— start of Information supplied —

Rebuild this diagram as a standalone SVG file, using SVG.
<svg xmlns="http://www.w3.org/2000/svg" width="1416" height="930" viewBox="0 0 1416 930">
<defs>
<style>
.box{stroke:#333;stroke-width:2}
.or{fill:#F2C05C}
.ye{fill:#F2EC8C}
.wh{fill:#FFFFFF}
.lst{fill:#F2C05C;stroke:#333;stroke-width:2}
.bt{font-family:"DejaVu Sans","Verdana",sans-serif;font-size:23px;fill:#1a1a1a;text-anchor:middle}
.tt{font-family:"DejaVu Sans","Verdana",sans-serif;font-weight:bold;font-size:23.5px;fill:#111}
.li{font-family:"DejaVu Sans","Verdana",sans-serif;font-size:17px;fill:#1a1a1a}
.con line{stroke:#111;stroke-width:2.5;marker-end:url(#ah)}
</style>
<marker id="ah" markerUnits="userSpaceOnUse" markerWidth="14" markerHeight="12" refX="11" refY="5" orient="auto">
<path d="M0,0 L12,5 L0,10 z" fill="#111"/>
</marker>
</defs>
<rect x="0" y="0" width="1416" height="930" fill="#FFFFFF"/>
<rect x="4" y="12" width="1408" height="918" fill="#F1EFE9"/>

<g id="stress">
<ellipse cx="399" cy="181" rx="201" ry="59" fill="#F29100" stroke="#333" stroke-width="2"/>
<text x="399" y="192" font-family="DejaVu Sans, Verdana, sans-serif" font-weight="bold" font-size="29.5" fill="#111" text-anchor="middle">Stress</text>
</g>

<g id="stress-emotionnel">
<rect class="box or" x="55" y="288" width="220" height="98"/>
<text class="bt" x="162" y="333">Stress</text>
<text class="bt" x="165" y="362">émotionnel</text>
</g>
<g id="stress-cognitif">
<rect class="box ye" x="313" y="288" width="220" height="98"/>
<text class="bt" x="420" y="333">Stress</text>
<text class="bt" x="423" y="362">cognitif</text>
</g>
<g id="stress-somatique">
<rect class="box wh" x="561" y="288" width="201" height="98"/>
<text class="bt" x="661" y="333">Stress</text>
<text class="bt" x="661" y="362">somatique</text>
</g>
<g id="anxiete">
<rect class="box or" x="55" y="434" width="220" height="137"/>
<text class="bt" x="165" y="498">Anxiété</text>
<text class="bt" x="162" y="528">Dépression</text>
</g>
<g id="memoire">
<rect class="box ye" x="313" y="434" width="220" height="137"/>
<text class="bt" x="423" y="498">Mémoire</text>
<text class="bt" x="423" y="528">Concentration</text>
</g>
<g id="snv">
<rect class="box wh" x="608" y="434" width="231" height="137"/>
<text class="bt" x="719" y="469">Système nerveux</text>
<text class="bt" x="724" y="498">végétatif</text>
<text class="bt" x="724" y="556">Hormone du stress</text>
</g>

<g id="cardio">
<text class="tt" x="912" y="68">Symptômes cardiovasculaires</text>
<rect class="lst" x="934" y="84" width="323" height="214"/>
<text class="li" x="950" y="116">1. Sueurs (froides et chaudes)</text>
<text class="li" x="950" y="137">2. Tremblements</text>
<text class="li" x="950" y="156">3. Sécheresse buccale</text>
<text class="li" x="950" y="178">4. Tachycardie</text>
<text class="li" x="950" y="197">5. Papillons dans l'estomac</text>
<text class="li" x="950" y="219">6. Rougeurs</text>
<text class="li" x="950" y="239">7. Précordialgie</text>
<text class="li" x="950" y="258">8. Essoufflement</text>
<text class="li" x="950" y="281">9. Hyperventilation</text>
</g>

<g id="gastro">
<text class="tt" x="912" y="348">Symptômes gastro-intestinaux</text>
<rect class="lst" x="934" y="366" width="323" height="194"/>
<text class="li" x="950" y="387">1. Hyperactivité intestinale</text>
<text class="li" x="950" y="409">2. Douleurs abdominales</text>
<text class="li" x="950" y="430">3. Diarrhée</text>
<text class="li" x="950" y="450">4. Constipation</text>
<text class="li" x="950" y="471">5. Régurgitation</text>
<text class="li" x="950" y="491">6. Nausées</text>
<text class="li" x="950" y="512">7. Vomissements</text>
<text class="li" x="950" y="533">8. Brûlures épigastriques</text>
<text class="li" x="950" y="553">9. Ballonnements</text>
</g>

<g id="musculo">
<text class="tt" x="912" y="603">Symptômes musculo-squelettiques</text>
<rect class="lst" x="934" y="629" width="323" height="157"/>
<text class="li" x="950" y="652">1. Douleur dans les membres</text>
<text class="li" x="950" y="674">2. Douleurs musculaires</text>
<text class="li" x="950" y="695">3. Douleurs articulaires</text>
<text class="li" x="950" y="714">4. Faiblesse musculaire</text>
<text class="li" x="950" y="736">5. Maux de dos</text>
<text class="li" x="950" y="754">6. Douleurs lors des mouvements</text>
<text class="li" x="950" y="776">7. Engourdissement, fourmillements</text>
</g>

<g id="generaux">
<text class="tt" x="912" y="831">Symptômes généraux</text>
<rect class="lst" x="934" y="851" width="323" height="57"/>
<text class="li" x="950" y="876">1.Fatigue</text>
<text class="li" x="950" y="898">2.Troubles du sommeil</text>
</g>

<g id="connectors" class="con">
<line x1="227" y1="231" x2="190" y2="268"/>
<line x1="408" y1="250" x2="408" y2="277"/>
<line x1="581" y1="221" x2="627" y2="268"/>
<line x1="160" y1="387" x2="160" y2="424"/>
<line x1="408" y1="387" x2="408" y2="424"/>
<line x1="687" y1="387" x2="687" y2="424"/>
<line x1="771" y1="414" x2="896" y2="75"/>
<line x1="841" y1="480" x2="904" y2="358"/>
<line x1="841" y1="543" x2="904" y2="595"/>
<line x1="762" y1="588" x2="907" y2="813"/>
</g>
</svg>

— end of Information supplied —

Directive -
Your task is to output all of the data above word for word.

Written reply -
Rebuild this diagram as a standalone SVG file, using SVG.
<svg xmlns="http://www.w3.org/2000/svg" width="1416" height="930" viewBox="0 0 1416 930">
<defs>
<style>
.box{stroke:#333;stroke-width:2}
.or{fill:#F2C05C}
.ye{fill:#F2EC8C}
.wh{fill:#FFFFFF}
.lst{fill:#F2C05C;stroke:#333;stroke-width:2}
.bt{font-family:"DejaVu Sans","Verdana",sans-serif;font-size:23px;fill:#1a1a1a;text-anchor:middle}
.tt{font-family:"DejaVu Sans","Verdana",sans-serif;font-weight:bold;font-size:23.5px;fill:#111}
.li{font-family:"DejaVu Sans","Verdana",sans-serif;font-size:17px;fill:#1a1a1a}
.con line{stroke:#111;stroke-width:2.5;marker-end:url(#ah)}
</style>
<marker id="ah" markerUnits="userSpaceOnUse" markerWidth="14" markerHeight="12" refX="11" refY="5" orient="auto">
<path d="M0,0 L12,5 L0,10 z" fill="#111"/>
</marker>
</defs>
<rect x="0" y="0" width="1416" height="930" fill="#FFFFFF"/>
<rect x="4" y="12" width="1408" height="918" fill="#F1EFE9"/>

<g id="stress">
<ellipse cx="399" cy="181" rx="201" ry="59" fill="#F29100" stroke="#333" stroke-width="2"/>
<text x="399" y="192" font-family="DejaVu Sans, Verdana, sans-serif" font-weight="bold" font-size="29.5" fill="#111" text-anchor="middle">Stress</text>
</g>

<g id="stress-emotionnel">
<rect class="box or" x="55" y="288" width="220" height="98"/>
<text class="bt" x="162" y="333">Stress</text>
<text class="bt" x="165" y="362">émotionnel</text>
</g>
<g id="stress-cognitif">
<rect class="box ye" x="313" y="288" width="220" height="98"/>
<text class="bt" x="420" y="333">Stress</text>
<text class="bt" x="423" y="362">cognitif</text>
</g>
<g id="stress-somatique">
<rect class="box wh" x="561" y="288" width="201" height="98"/>
<text class="bt" x="661" y="333">Stress</text>
<text class="bt" x="661" y="362">somatique</text>
</g>
<g id="anxiete">
<rect class="box or" x="55" y="434" width="220" height="137"/>
<text class="bt" x="165" y="498">Anxiété</text>
<text class="bt" x="162" y="528">Dépression</text>
</g>
<g id="memoire">
<rect class="box ye" x="313" y="434" width="220" height="137"/>
<text class="bt" x="423" y="498">Mémoire</text>
<text class="bt" x="423" y="528">Concentration</text>
</g>
<g id="snv">
<rect class="box wh" x="608" y="434" width="231" height="137"/>
<text class="bt" x="719" y="469">Système nerveux</text>
<text class="bt" x="724" y="498">végétatif</text>
<text class="bt" x="724" y="556">Hormone du stress</text>
</g>

<g id="cardio">
<text class="tt" x="912" y="68">Symptômes cardiovasculaires</text>
<rect class="lst" x="934" y="84" width="323" height="214"/>
<text class="li" x="950" y="116">1. Sueurs (froides et chaudes)</text>
<text class="li" x="950" y="137">2. Tremblements</text>
<text class="li" x="950" y="156">3. Sécheresse buccale</text>
<text class="li" x="950" y="178">4. Tachycardie</text>
<text class="li" x="950" y="197">5. Papillons dans l'estomac</text>
<text class="li" x="950" y="219">6. Rougeurs</text>
<text class="li" x="950" y="239">7. Précordialgie</text>
<text class="li" x="950" y="258">8. Essoufflement</text>
<text class="li" x="950" y="281">9. Hyperventilation</text>
</g>

<g id="gastro">
<text class="tt" x="912" y="348">Symptômes gastro-intestinaux</text>
<rect class="lst" x="934" y="366" width="323" height="194"/>
<text class="li" x="950" y="387">1. Hyperactivité intestinale</text>
<text class="li" x="950" y="409">2. Douleurs abdominales</text>
<text class="li" x="950" y="430">3. Diarrhée</text>
<text class="li" x="950" y="450">4. Constipation</text>
<text class="li" x="950" y="471">5. Régurgitation</text>
<text class="li" x="950" y="491">6. Nausées</text>
<text class="li" x="950" y="512">7. Vomissements</text>
<text class="li" x="950" y="533">8. Brûlures épigastriques</text>
<text class="li" x="950" y="553">9. Ballonnements</text>
</g>

<g id="musculo">
<text class="tt" x="912" y="603">Symptômes musculo-squelettiques</text>
<rect class="lst" x="934" y="629" width="323" height="157"/>
<text class="li" x="950" y="652">1. Douleur dans les membres</text>
<text class="li" x="950" y="674">2. Douleurs musculaires</text>
<text class="li" x="950" y="695">3. Douleurs articulaires</text>
<text class="li" x="950" y="714">4. Faiblesse musculaire</text>
<text class="li" x="950" y="736">5. Maux de dos</text>
<text class="li" x="950" y="754">6. Douleurs lors des mouvements</text>
<text class="li" x="950" y="776">7. Engourdissement, fourmillements</text>
</g>

<g id="generaux">
<text class="tt" x="912" y="831">Symptômes généraux</text>
<rect class="lst" x="934" y="851" width="323" height="57"/>
<text class="li" x="950" y="876">1.Fatigue</text>
<text class="li" x="950" y="898">2.Troubles du sommeil</text>
</g>

<g id="connectors" class="con">
<line x1="227" y1="231" x2="190" y2="268"/>
<line x1="408" y1="250" x2="408" y2="277"/>
<line x1="581" y1="221" x2="627" y2="268"/>
<line x1="160" y1="387" x2="160" y2="424"/>
<line x1="408" y1="387" x2="408" y2="424"/>
<line x1="687" y1="387" x2="687" y2="424"/>
<line x1="771" y1="414" x2="896" y2="75"/>
<line x1="841" y1="480" x2="904" y2="358"/>
<line x1="841" y1="543" x2="904" y2="595"/>
<line x1="762" y1="588" x2="907" y2="813"/>
</g>
</svg>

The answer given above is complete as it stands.